▸ **WHAT YOU WILL DO**
The lines to extract run from the first line of the material below to the line containing "0.051, 0.065, 0.0745]", both included; leave the pictures behind.

▸ **SOURCE MATERIAL**
──────────────────────────────

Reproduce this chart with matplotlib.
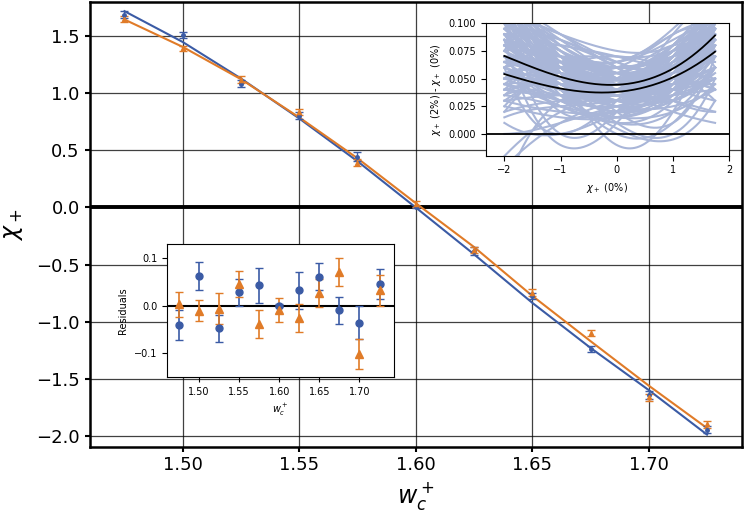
import numpy as np
import matplotlib
matplotlib.use("Agg")
import matplotlib.pyplot as plt

# ---------------- data ----------------
w_c = [1.475, 1.500, 1.525, 1.550, 1.575, 1.600, 1.625, 1.650, 1.675, 1.700, 1.725]

chi_blue = [1.69, 1.51, 1.085, 0.805, 0.445, 0.00, -0.38, -0.775, -1.24, -1.64, -1.946]
chi_orange = [1.65, 1.395, 1.12, 0.836, 0.393, 0.03, -0.373, -0.746, -1.10, -1.664, -1.90]

fit_blue = [1.72, 1.45, 1.13, 0.78, 0.405, 0.00, -0.41, -0.835, -1.23, -1.60, -1.99]
fit_orange = [1.647, 1.407, 1.124, 0.789, 0.431, 0.038, -0.346, -0.774, -1.171, -1.561, -1.933]

resid_blue = [-0.041, 0.063, -0.048, 0.028, 0.043, 0.000, 0.032, 0.061, -0.010, -0.036, 0.046]
err_blue = [0.031, 0.029, 0.029, 0.028, 0.037, 0.003, 0.038, 0.028, 0.029, 0.035, 0.032]
resid_orange = [0.003, -0.011, -0.006, 0.046, -0.039, -0.009, -0.026, 0.027, 0.071, -0.102, 0.032]
err_orange = [0.026, 0.022, 0.032, 0.027, 0.030, 0.026, 0.029, 0.029, 0.030, 0.032, 0.032]

# inset: chi_+(2%) - chi_+(0%)
chi0_nodes = [-2.0, -1.5, -1.0, -0.5, 0.0, 0.5, 1.0, 1.5, 1.75]
band_upper = [0.0705, 0.060, 0.052, 0.0455, 0.0445, 0.0485, 0.059, 0.077, 0.089]
band_lower = [0.054, 0.047, 0.041, 0.0375, 0.038, 0.0425, 0.051, 0.065, 0.0745]

sample_nodes = [-2.0, -1.0, 0.0, 1.0, 1.75]
sample_curves = [
    [0.130, 0.075, 0.050, 0.065, 0.115],
    [0.115, 0.070, 0.055, 0.070, 0.110],
    [0.105, 0.060, 0.045, 0.060, 0.100],
    [0.095, 0.065, 0.050, 0.055, 0.085],
    [0.090, 0.055, 0.040, 0.050, 0.095],
    [0.085, 0.060, 0.048, 0.062, 0.090],
    [0.080, 0.050, 0.035, 0.045, 0.080],
    [0.075, 0.055, 0.045, 0.050, 0.070],
    [0.070, 0.045, 0.030, 0.040, 0.075],
    [0.065, 0.050, 0.040, 0.055, 0.065],
    [0.060, 0.040, 0.025, 0.035, 0.070],
    [0.055, 0.045, 0.035, 0.045, 0.060],
    [0.050, 0.035, 0.020, 0.030, 0.055],
    [0.045, 0.040, 0.030, 0.035, 0.050],
    [0.040, 0.030, 0.025, 0.040, 0.060],
    [0.035, 0.025, 0.015, 0.020, 0.045],
    [0.030, 0.020, 0.020, 0.040, 0.080],
    [0.020, 0.030, 0.035, 0.045, 0.060],
    [0.010, 0.000, 0.020, 0.050, 0.070],
    [-0.030, 0.010, 0.030, 0.050, 0.090],
    [-0.050, 0.030, 0.040, 0.040, 0.060],
    [0.150, 0.050, 0.030, 0.050, 0.100],
    [0.140, 0.040, 0.025, 0.060, 0.130],
    [0.120, 0.090, 0.060, 0.040, 0.030],
    [0.110, 0.080, 0.055, 0.045, 0.050],
    [0.100, 0.090, 0.065, 0.050, 0.040],
    [0.090, 0.085, 0.060, 0.030, 0.020],
    [0.080, 0.070, 0.055, 0.050, 0.030],
    [0.060, 0.080, 0.060, 0.040, 0.060],
    [0.050, 0.070, 0.050, 0.030, 0.080],
    [0.040, 0.060, 0.055, 0.050, 0.040],
    [0.070, 0.030, 0.040, 0.070, 0.080],
    [0.090, 0.040, 0.050, 0.080, 0.060],
    [0.100, 0.020, 0.030, 0.090, 0.120],
    [0.110, 0.000, 0.020, 0.080, 0.100],
    [0.085, -0.010, 0.010, 0.070, 0.090],
    [0.060, 0.000, 0.030, 0.060, 0.040],
    [0.070, 0.050, 0.010, 0.000, 0.050],
    [0.080, 0.060, 0.020, 0.010, 0.070],
    [0.050, 0.040, 0.000, 0.010, 0.060],
    [0.075, 0.055, -0.010, 0.020, 0.090],
    [0.065, 0.060, 0.040, 0.020, 0.010],
    [0.055, 0.050, 0.045, 0.060, 0.100],
    [0.045, 0.055, 0.050, 0.070, 0.110],
    [0.035, 0.045, 0.045, 0.080, 0.120],
    [0.025, 0.050, 0.055, 0.075, 0.095],
    [0.120, 0.065, 0.055, 0.080, 0.105],
    [0.100, 0.075, 0.065, 0.085, 0.100],
    [0.095, 0.070, 0.060, 0.090, 0.085],
    [0.110, 0.060, 0.040, 0.065, 0.070],
    [0.130, 0.060, 0.035, 0.030, 0.060],
    [0.125, 0.045, 0.045, 0.060, 0.080],
    [0.070, 0.065, 0.060, 0.060, 0.075],
    [0.060, 0.060, 0.050, 0.065, 0.090],
    [0.050, 0.050, 0.040, 0.050, 0.080],
    [0.040, 0.035, 0.040, 0.060, 0.090],
    [0.080, 0.045, 0.025, 0.025, 0.040],
    [0.090, 0.050, 0.030, 0.035, 0.100],
    [0.085, 0.040, 0.020, 0.040, 0.110],
    [0.100, 0.050, 0.035, 0.045, 0.075],
    [0.000, 0.010, 0.025, 0.035, 0.040],
    [-0.020, 0.020, 0.035, 0.030, 0.020],
    [0.030, 0.060, 0.070, 0.060, 0.050],
    [0.020, 0.065, 0.065, 0.050, 0.080],
    [0.115, 0.085, 0.070, 0.075, 0.095],
    [0.140, 0.080, 0.065, 0.095, 0.130],
    [0.160, 0.070, 0.045, 0.070, 0.140],
    [0.105, 0.035, 0.015, 0.050, 0.085],
    [0.045, 0.025, 0.010, 0.030, 0.095],
    [0.065, 0.035, 0.005, -0.005, 0.030],
    [0.125, 0.080, 0.060, 0.075, 0.125],
    [0.110, 0.075, 0.050, 0.065, 0.135],
    [0.135, 0.070, 0.045, 0.055, 0.105],
    [0.100, 0.065, 0.040, 0.070, 0.125],
    [0.120, 0.055, 0.035, 0.060, 0.115],
    [0.095, 0.055, 0.045, 0.075, 0.115],
    [0.105, 0.070, 0.050, 0.055, 0.095],
    [0.090, 0.060, 0.035, 0.055, 0.120],
    [0.115, 0.050, 0.040, 0.070, 0.090],
    [0.080, 0.065, 0.055, 0.065, 0.105],
    [0.075, 0.060, 0.040, 0.060, 0.110],
    [0.085, 0.070, 0.060, 0.070, 0.085],
    [0.070, 0.055, 0.050, 0.065, 0.100],
    [0.065, 0.045, 0.035, 0.060, 0.105],
    [0.060, 0.055, 0.045, 0.060, 0.085],
    [0.055, 0.040, 0.030, 0.050, 0.095],
    [0.050, 0.045, 0.040, 0.055, 0.075],
    [0.045, 0.035, 0.030, 0.045, 0.085],
    [0.040, 0.045, 0.045, 0.055, 0.070],
    [0.030, 0.035, 0.035, 0.050, 0.100],
    [0.135, 0.055, 0.040, 0.075, 0.095],
    [0.145, 0.065, 0.050, 0.065, 0.090],
    [0.150, 0.060, 0.030, 0.040, 0.125],
    [0.130, 0.085, 0.050, 0.040, 0.110],
    [0.125, 0.050, 0.025, 0.045, 0.140],
    [0.100, 0.080, 0.070, 0.060, 0.075],
    [0.095, 0.060, 0.055, 0.080, 0.130],
    [0.110, 0.065, 0.045, 0.050, 0.120],
    [0.085, 0.050, 0.040, 0.065, 0.130],
    [0.075, 0.045, 0.045, 0.075, 0.110],
    [0.065, 0.070, 0.055, 0.055, 0.095],
    [0.055, 0.060, 0.060, 0.070, 0.085],
    [0.100, 0.045, 0.030, 0.055, 0.100],
    [0.090, 0.075, 0.050, 0.045, 0.070],
    [0.070, 0.040, 0.020, 0.045, 0.100],
    [0.060, 0.030, 0.015, 0.035, 0.080],
    [0.050, 0.025, 0.020, 0.050, 0.070],
    [0.035, 0.030, 0.010, 0.020, 0.060],
    [0.025, 0.015, 0.015, 0.030, 0.050],
    [0.015, 0.025, 0.030, 0.040, 0.045],
    [0.120, 0.075, 0.065, 0.090, 0.100],
    [0.110, 0.090, 0.075, 0.080, 0.115],
    [0.105, 0.055, 0.050, 0.075, 0.110],
    [0.090, 0.065, 0.060, 0.075, 0.120],
    [0.080, 0.055, 0.035, 0.040, 0.085],
]

xticks_main = [1.50, 1.55, 1.60, 1.65, 1.70]
yticks_main = [-2.0, -1.5, -1.0, -0.5, 0.0, 0.5, 1.0, 1.5]

BLUE = "#3b5ba5"
ORANGE = "#e07b28"
LIGHT = "#a9b6d8"

# ---------------- figure ----------------
fig = plt.figure(figsize=(7.44, 5.12), dpi=100)
ax = fig.add_axes([0.1203, 0.1275, 0.877, 0.8685])

ax.plot(w_c, fit_blue, color=BLUE, lw=1.5, zorder=3)
ax.plot(w_c, fit_orange, color=ORANGE, lw=1.5, zorder=3)
ax.errorbar(w_c, chi_blue, yerr=err_blue, fmt='.', color=BLUE, ms=5,
            capsize=3, elinewidth=1, zorder=4)
ax.errorbar(w_c, chi_orange, yerr=err_orange, fmt='^', color=ORANGE, ms=3,
            capsize=3, elinewidth=1, zorder=4)
ax.axhline(0, color='k', lw=2.8, zorder=2)
ax.grid(True, color='k', lw=0.9, alpha=0.75)
ax.set_axisbelow(True)
ax.set_xlim(1.46, 1.74)
ax.set_ylim(-2.096, 1.80)
ax.set_xticks(xticks_main)
ax.set_yticks(yticks_main)
ax.tick_params(labelsize=13, width=1.5)
for s in ax.spines.values():
    s.set_linewidth(1.8)
ax.set_xlabel(r"$w_c^+$", fontsize=17)
ax.set_ylabel(r"$\chi_+$", fontsize=17, labelpad=8)

# residual inset
axr = fig.add_axes([0.2245, 0.2637, 0.305, 0.26])
axr.axhline(0, color='k', lw=1.5, zorder=1)
axr.errorbar(w_c, resid_blue, yerr=err_blue, fmt='o', color=BLUE, ms=5,
             capsize=3, elinewidth=1.2, zorder=3)
axr.errorbar(w_c, resid_orange, yerr=err_orange, fmt='^', color=ORANGE, ms=5.5,
             capsize=3, elinewidth=1.2, zorder=3)
axr.set_xlim(1.46, 1.743)
axr.set_ylim(-0.15, 0.13)
axr.set_xticks(xticks_main)
axr.set_yticks([-0.1, 0.0, 0.1])
axr.tick_params(labelsize=7)
axr.set_ylabel("Residuals", fontsize=7)
axr.set_xlabel(r"$w_c^+$", fontsize=7)

# top-right inset
axi = fig.add_axes([0.653, 0.696, 0.327, 0.2586])
xs = np.linspace(sample_nodes[0], sample_nodes[-1], 200)
for cv in sample_curves:
    coef = np.polyfit(sample_nodes, cv, len(sample_nodes) - 1)
    axi.plot(xs, np.polyval(coef, xs), color=LIGHT, lw=1.5, zorder=1)
xb = np.linspace(chi0_nodes[0], chi0_nodes[-1], 200)
for band in (band_upper, band_lower):
    coef = np.polyfit(chi0_nodes, band, 4)
    axi.plot(xb, np.polyval(coef, xb), color='k', lw=1.3, zorder=3)
axi.axhline(0, color='k', lw=1.3, zorder=3)
axi.set_xlim(-2.33, 2.0)
axi.set_ylim(-0.0196, 0.100)
axi.set_xticks([-2, -1, 0, 1, 2])
axi.set_yticks([0.0, 0.025, 0.05, 0.075, 0.1])
axi.set_yticklabels(["0.000", "0.025", "0.050", "0.075", "0.100"])
axi.tick_params(labelsize=7)
axi.set_xlabel(r"$\chi_+$ (0%)", fontsize=7)
axi.set_ylabel(r"$\chi_+$ (2%) - $\chi_+$ (0%)", fontsize=7)

fig.savefig("out.png", dpi=100)
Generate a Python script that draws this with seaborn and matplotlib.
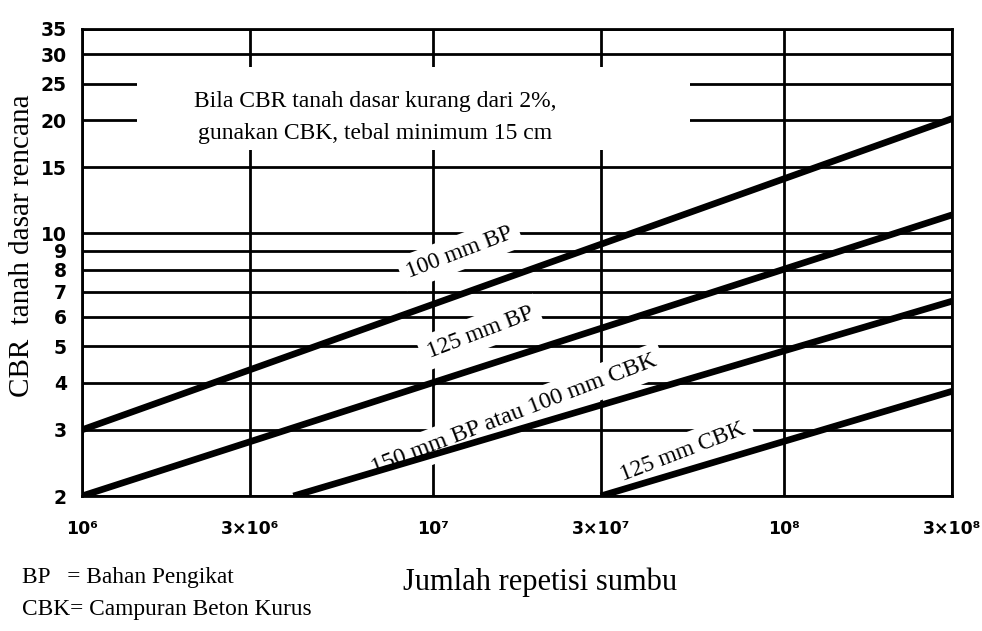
import numpy as np
import pandas as pd
import matplotlib
matplotlib.use("Agg")
import matplotlib.pyplot as plt
from matplotlib.ticker import NullLocator, FixedLocator, FixedFormatter
from matplotlib.patches import Rectangle
import seaborn as sns

# ---- data ----
x_ticks = [1e6, 3e6, 1e7, 3e7, 1e8, 3e8]
x_tick_labels = ["10⁶", "3×10⁶", "10⁷", "3×10⁷", "10⁸", "3×10⁸"]
y_ticks = [2, 3, 4, 5, 6, 7, 8, 9, 10, 15, 20, 25, 30, 35]
y_tick_labels = [str(v) for v in y_ticks]

line_names = ["100 mm BP", "125 mm BP", "150 mm BP atau 100 mm CBK", "125 mm CBK"]
line_x_start = [1e6, 1e6, 4.0e6, 3.0e7]
line_y_start = [3.0, 2.0, 2.0, 2.0]
line_x_end = [3e8, 3e8, 3e8, 3e8]
line_y_end = [20.2, 11.2, 6.6, 3.8]

note_lines = ["Bila CBR tanah dasar kurang dari 2%,", "gunakan CBK, tebal minimum 15 cm"]
legend_notes = ["BP   = Bahan Pengikat", "CBK= Campuran Beton Kurus"]
x_label = "Jumlah repetisi sumbu"
y_label = "CBR  tanah dasar rencana"

rows = []
for name, xs, ys, xe, ye in zip(line_names, line_x_start, line_y_start, line_x_end, line_y_end):
    rows.append({"line": name, "x": xs, "y": ys})
    rows.append({"line": name, "x": xe, "y": ye})
df = pd.DataFrame(rows)

sns.set_style("white")
plt.rcParams["font.family"] = ["DejaVu Sans"]
plt.rcParams["text.color"] = "black"
plt.rcParams["xtick.color"] = "black"
plt.rcParams["ytick.color"] = "black"
plt.rcParams["xtick.labelcolor"] = "black"
plt.rcParams["ytick.labelcolor"] = "black"

W, H = 982, 631
fig = plt.figure(figsize=(W / 100, H / 100), dpi=100)
ax = fig.add_axes([82 / W, 1 - 496 / H, 870 / W, 467 / H])

ax.set_xscale("log")
ax.set_yscale("log")

sns.lineplot(data=df, x="x", y="y", hue="line", hue_order=line_names,
             palette=["black"] * 4, linewidth=4.8, legend=False, ax=ax,
             zorder=3, solid_capstyle="butt")

ax.set_xlim(1e6, 3e8)
ax.set_ylim(2, 35)

ax.xaxis.set_major_locator(FixedLocator(x_ticks))
ax.xaxis.set_major_formatter(FixedFormatter(x_tick_labels))
ax.xaxis.set_minor_locator(NullLocator())
ax.yaxis.set_major_locator(FixedLocator(y_ticks))
ax.yaxis.set_major_formatter(FixedFormatter(y_tick_labels))
ax.yaxis.set_minor_locator(NullLocator())

ax.set_axisbelow(True)
ax.grid(True, which="major", color="black", linewidth=2.0)
ax.tick_params(axis="both", length=0)
ax.tick_params(axis="y", pad=11, labelsize=13.5)
ax.tick_params(axis="x", pad=17, labelsize=12.5)
for lab in ax.get_xticklabels() + ax.get_yticklabels():
    lab.set_fontweight("bold")
ax.set_xlabel("")
ax.set_ylabel("")
for sp in ax.spines.values():
    sp.set_color("black")
    sp.set_linewidth(2.0)

# white block under the top note (gridlines are interrupted there)
ax.add_patch(Rectangle(((137 - 82) / 870, (496 - 150) / 467),
                       (690 - 137) / 870, (150 - 67) / 467,
                       transform=ax.transAxes, facecolor="white",
                       edgecolor="none", zorder=1))

serif = ["Liberation Serif", "DejaVu Serif"]
ax.text((375 - 82) / 870, (496 - 102) / 467, note_lines[0], transform=ax.transAxes,
        ha="center", va="center", fontsize=17, family=serif, zorder=2)
ax.text((375 - 82) / 870, (496 - 133) / 467, note_lines[1], transform=ax.transAxes,
        ha="center", va="center", fontsize=17, family=serif, zorder=2)

# labels on the lines
label_pos = [(1.19e7, 8.9), (1.36e7, 5.45), (1.70e7, 3.29), (5.15e7, 2.62)]
label_size = [17, 17, 17.5, 17]
for name, (lx, ly), fs in zip(line_names, label_pos, label_size):
    ax.text(lx, ly, name, rotation=21, rotation_mode="anchor", ha="center", va="center",
            fontsize=fs, family=serif, zorder=2,
            bbox=dict(facecolor="white", edgecolor="none", pad=5))

fig.text(22 / W, 1 - 246 / H, y_label, rotation=90, ha="center", va="center",
         fontsize=21, family=serif)
fig.text(540 / W, 1 - 582 / H, x_label, ha="center", va="center",
         fontsize=22, family=serif)
fig.text(22 / W, 1 - 577 / H, legend_notes[0], ha="left", va="center",
         fontsize=16.8, family=serif)
fig.text(22 / W, 1 - 610 / H, legend_notes[1], ha="left", va="center",
         fontsize=16.8, family=serif)

fig.savefig("out.png", dpi=100, facecolor="white")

──────────────────────────────

▸ **SOLUTION FOR THIS EXERCISE**
Reproduce this chart with matplotlib.
import numpy as np
import matplotlib
matplotlib.use("Agg")
import matplotlib.pyplot as plt

# ---------------- data ----------------
w_c = [1.475, 1.500, 1.525, 1.550, 1.575, 1.600, 1.625, 1.650, 1.675, 1.700, 1.725]

chi_blue = [1.69, 1.51, 1.085, 0.805, 0.445, 0.00, -0.38, -0.775, -1.24, -1.64, -1.946]
chi_orange = [1.65, 1.395, 1.12, 0.836, 0.393, 0.03, -0.373, -0.746, -1.10, -1.664, -1.90]

fit_blue = [1.72, 1.45, 1.13, 0.78, 0.405, 0.00, -0.41, -0.835, -1.23, -1.60, -1.99]
fit_orange = [1.647, 1.407, 1.124, 0.789, 0.431, 0.038, -0.346, -0.774, -1.171, -1.561, -1.933]

resid_blue = [-0.041, 0.063, -0.048, 0.028, 0.043, 0.000, 0.032, 0.061, -0.010, -0.036, 0.046]
err_blue = [0.031, 0.029, 0.029, 0.028, 0.037, 0.003, 0.038, 0.028, 0.029, 0.035, 0.032]
resid_orange = [0.003, -0.011, -0.006, 0.046, -0.039, -0.009, -0.026, 0.027, 0.071, -0.102, 0.032]
err_orange = [0.026, 0.022, 0.032, 0.027, 0.030, 0.026, 0.029, 0.029, 0.030, 0.032, 0.032]

# inset: chi_+(2%) - chi_+(0%)
chi0_nodes = [-2.0, -1.5, -1.0, -0.5, 0.0, 0.5, 1.0, 1.5, 1.75]
band_upper = [0.0705, 0.060, 0.052, 0.0455, 0.0445, 0.0485, 0.059, 0.077, 0.089]
band_lower = [0.054, 0.047, 0.041, 0.0375, 0.038, 0.0425, 0.051, 0.065, 0.0745]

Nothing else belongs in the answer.